I want to go back and replay one of the other routes - possibly the Blue Lions, since I’ve heard they’re the most completely different from the other routes - but I haven’t found the energy to pick it back up and be ready to devote myself to what is actually the longest route in the game. I’ve also heard the new “sewer kids” DLC is hard in really cheap, bad ways, and that doesn’t exactly encourage me to jump back in, either. But I really enjoyed the route I did play, which I felt struck a good balance between getting a picture of the overall plot, and also length of actual play.

(And in case you’re extremely curious, I chose the Church route in the end and married Rhea.)

Untitled Goose Game

Peace was never an option.

HONK!

I picked up Untitled Goose Game on a Friday night after an exhausting day at work; I finished it later that night, having completed everything but the speedrun achievements. I think there is something to be said about tightly crafted little experiences like this, especially ones that are such a playground of unexpected interactions. Thoroughly enjoyed it.

Sayonara Wild Hearts

on the other hand

On the other hand, Sayonara Wild Hearts disappointed me in pretty much the same way as The Longest Five Minutes. The concept was solid, and the soundtrack absolutely slaps, but the controls are slippery and loose - not what you want for a fast, action-y, rhythmic game. Objectives are often unclear, leading to failures before you’re even ready. Mostly I just spent my time enjoying the music before I inevitably fucked up again and Queen Latifah got mad at me. I’m still upset at how much I didn’t like this game.

Pokemon Shield

Pokemon Shield

[Warning: spoilers]

First off I’ll say that I didn’t really care about the incomplete Pokedex in Shield, and I still don’t. The coolest part of the game for me has never been importing a bunch of overpowered out-of-region Pokemon from old games and curbstomping it in that way. That out of the way: I enjoyed a lot of the little changes in this, but it feels like there’s so much potential here that we didn’t see come to fruition, and I’m hoping the expansion pass helps - it seems like it’s heading in the right direction but there’s still some niggling concerns I have about Pokemon Shield.
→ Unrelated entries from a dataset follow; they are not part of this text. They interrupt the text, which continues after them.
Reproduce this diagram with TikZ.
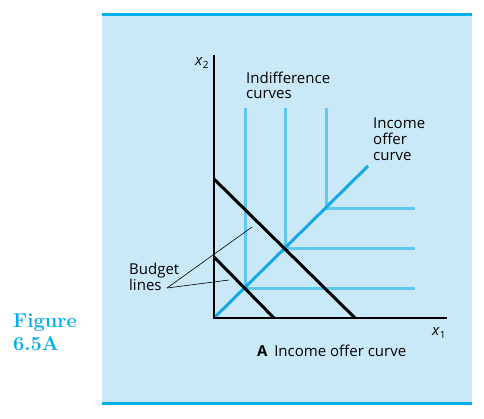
\documentclass[tikz,border=0pt]{standalone}
\usepackage{fontspec}
\setmainfont{Latin Modern Roman}
\setsansfont{Open Sans}
\definecolor{panelbg}{HTML}{C9E9F9}
\definecolor{rulecyan}{HTML}{00AEEF}
\definecolor{offercol}{HTML}{16A9E6}
\definecolor{indiffcol}{HTML}{5CC8F4}
\begin{document}
\begin{tikzpicture}[x=1pt,y=-1pt,
  lbl/.style={font=\sffamily\fontsize{15}{16}\selectfont, inner sep=0pt, align=left},
  axis/.style={line width=2pt, black},
  budget/.style={line width=3pt, black},
  indiff/.style={line width=3pt, indiffcol},
  offer/.style={line width=3pt, offercol},
  leader/.style={line width=0.6pt, black}]
\useasboundingbox (0,0) rectangle (484,418);
\fill[white] (0,0) rectangle (484,418);
\fill[panelbg] (102,15) rectangle (472,402);
\draw[rulecyan, line width=3pt] (102,14.5) -- (472,14.5);
\draw[rulecyan, line width=3pt] (102,403) -- (472,403);
% coordinates
\coordinate (O) at (214,318);
\coordinate (ytop) at (214,55);
\coordinate (xend) at (447,318);
\coordinate (c1) at (245,288);
\coordinate (c2) at (285,248);
\coordinate (c3) at (326,208);
\coordinate (oend) at (368,166);
\coordinate (b1a) at (214,257);
\coordinate (b1b) at (274,318);
\coordinate (b2a) at (214,179);
\coordinate (b2b) at (355,318);
% indifference curves
\draw[indiff] (245,108) -- (c1) -- (415,288);
\draw[indiff] (285,108) -- (c2) -- (415,248);
\draw[indiff] (326,108) -- (c3) -- (415,208);
% income offer curve
\draw[offer] (O) -- (oend);
% budget lines
\draw[budget, line cap=butt] (b1a) -- (b1b);
\draw[budget, line cap=butt] (b2a) -- (b2b);
% axes
\draw[axis] (ytop) -- (O) -- (xend);
% labels
\node[lbl, anchor=base west] (x2) at (195,65) {\textit{x}\raisebox{-0.4ex}{\fontsize{10}{11}\selectfont 2}};
\node[lbl, anchor=base west] (x1) at (432,335) {\textit{x}\raisebox{-0.4ex}{\fontsize{10}{11}\selectfont 1}};
\node[lbl, font=\sffamily\fontsize{15}{15}\selectfont, anchor=base west] (ind) at (246,98) {Indifference\\curves};
\node[lbl, anchor=base west] (inc) at (373,160.5) {Income\\offer\\curve};
\node[lbl, anchor=base west] (bud) at (129,290.5) {Budget\\lines};
\node[lbl, anchor=base west] (cap) at (257,356.5) {\textbf{A}\hspace{0.45em}Income offer curve};
\node[font=\bfseries\fontsize{20}{23}\selectfont, text=rulecyan, anchor=base west, inner sep=0pt, align=left] (fig) at (13,350.5) {Figure\\6.5A};
% leader lines
\coordinate (lstart) at (167,288);
\coordinate (l1) at (252,227);
\coordinate (l2) at (229,280);
\draw[leader] (lstart) -- (l1);
\draw[leader] (lstart) -- (l2);
\end{tikzpicture}
\end{document}
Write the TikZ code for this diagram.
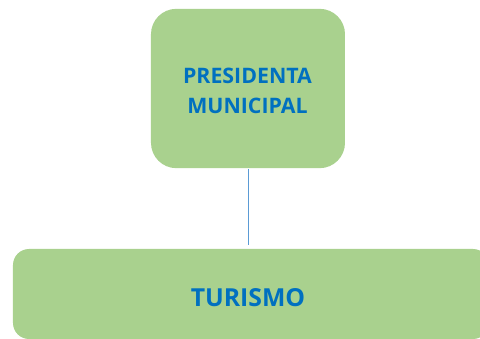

Examples:

  • The reversion of some TMs to one-use items that have to be farmed from max raids. Strongly dislike this decision. Unnecessarily grindy.
  • The fact that we can’t just trade or battle with people we’ve already friended on the system itself; we’re forced to use 4-digit room codes. That’s an incredibly small collision space, and almost absolutely necessitates voice chat or at least text chat in another app, on another device, to make sure you’re connected to the right person. Someday Nintendo and their affiliates will figure out this internet thing, but this ain’t it, chief.
  • The end of the plot - pretty much everything from when you stay at the hotel the night before the championship, right up until the final champion battle. I absolutely still don’t understand what Rose’s problem was (well, actually, I do, it’s a pretty blunt climate-related message) but I still don’t know why he summoned Eternatus. Was it supposed to… stop people from Dynamaxing? Provide resources to the region so it wouldn’t run out? I don’t get it. The post-game stuff with Sordward and Shielbert made a better end game than the actual end game, because the game’s ending was so unbelievably bad even by Pokemon standards.

I haven’t played it a ton other than trying to complete the Galar Pokedex. I usually tell myself I’m going to do some doubles battling on the ladder - I absolutely love the VGC format - but in reality I don’t have the time to train competitive Pokemon, especially since mobile gacha game Epic Seven pretty much scratches the same team building and tweaking itch, but in a way more portable form.

Anyway, last but not least:

Control

still love this game

I’ve already written about Control elsewhere. It’s still my game of the year. I even got the dumb platinum trophy. I can’t wait for the story DLC to come out, to clear up - or create - more mysteries around the Oldest House. Do yourself a favor and get this game.